Phillips-Cremins and lab member Jonathan Beagan have led a new study identifying a new protein that connects loops in embryonic stem cells as they begin to differentiate into types of neurons. Though the study was conducted in mice, these findings inform aspects of human brain development, including how the genetic material folds in the 3-D nucleus and is reconfigured as stem cells become specialized. Better understanding of these mechanisms may be relevant to a wide range of neurodevelopmental disorders.

Cremins lab members Michael Duong, Katelyn Titus, Linda Zhou, Zhendong Cao, Jingjing Ma, Caroline Lachanski and Daniel Gillis also contributed to the study, which was published in the journal Genome Research.​​​​​​​

“In this paper we create detailed maps of how the genetic material, the DNA, folds in three dimensions inside cells in the brain. We uncover a new class of looping interactions that emerge only when embryonic stem cells turn into neural stem cells in the brain,” Phillips-Cremins said. “These neural stem-cell-specific loops are important because they connect non-coding regulatory elements to their target genes at a developmental stage when brain-specific gene expression patterns are initially established.”

“We also discovered that most new neural stem-cell-specific loops arise within a larger framework of pre-existing loops that are established far earlier in development and present in most cell types in the body,” Beagan said.

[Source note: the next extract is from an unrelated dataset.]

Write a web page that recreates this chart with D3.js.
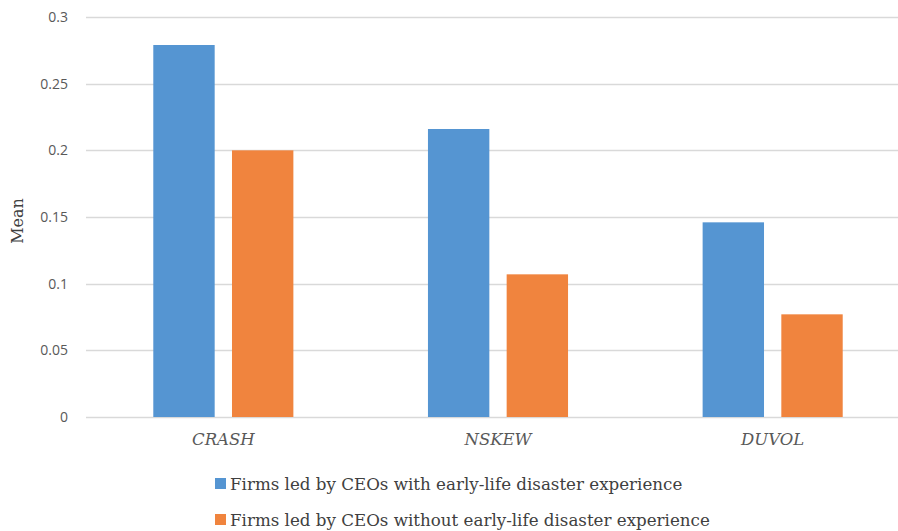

A protein named CTCF is known to be the main connector of loops that are stable throughout development. The researchers discovered that CTCF is sharply reduced in the transition from early development to neural stem cells, leading to a global pruning back of loops that don’t matter for the brain and leaving only the stable framework in place.

The Cremins lab creates experimental “heat maps” of the higher-order structure of the genome. By fixing the DNA such that its 3-D folding patterns are preserved prior to sequencing, two distant parts of the linear sequence will end up in the same string of hybrid DNA and will thus be detected together when the DNA is sequenced.

“In this study we integrated maps of protein binding to the DNA with our 3-D genome heat maps. We unexpectedly discovered that the traditional architectural protein CTCF does not connect brain-specific loops,” Beagan said. “Rather, we found a new protein, Ying Yang 1, or YY1, that is essential for connecting the 3D genome specifically in early stages of brain development. Disruption of this protein has been implicated in brain diseases in early human development.”

“At this early stage, we can only say YY1 plays an essential role in connecting brain-specific loops at the earliest stages of neurodevelopment. However, brain development and maturation is a complex process and we’re excited to continue to unravel the organizing principles governing genome folding in fully differentiated neurons in the human brain,” Phillips-Cremins said. “Because the large majority of disease-associated mutations are located in the non-coding regions of the genome, these results might eventually shed light on the mechanisms underlying the onset and progression of a wide range of neurodevelopmental diseases.”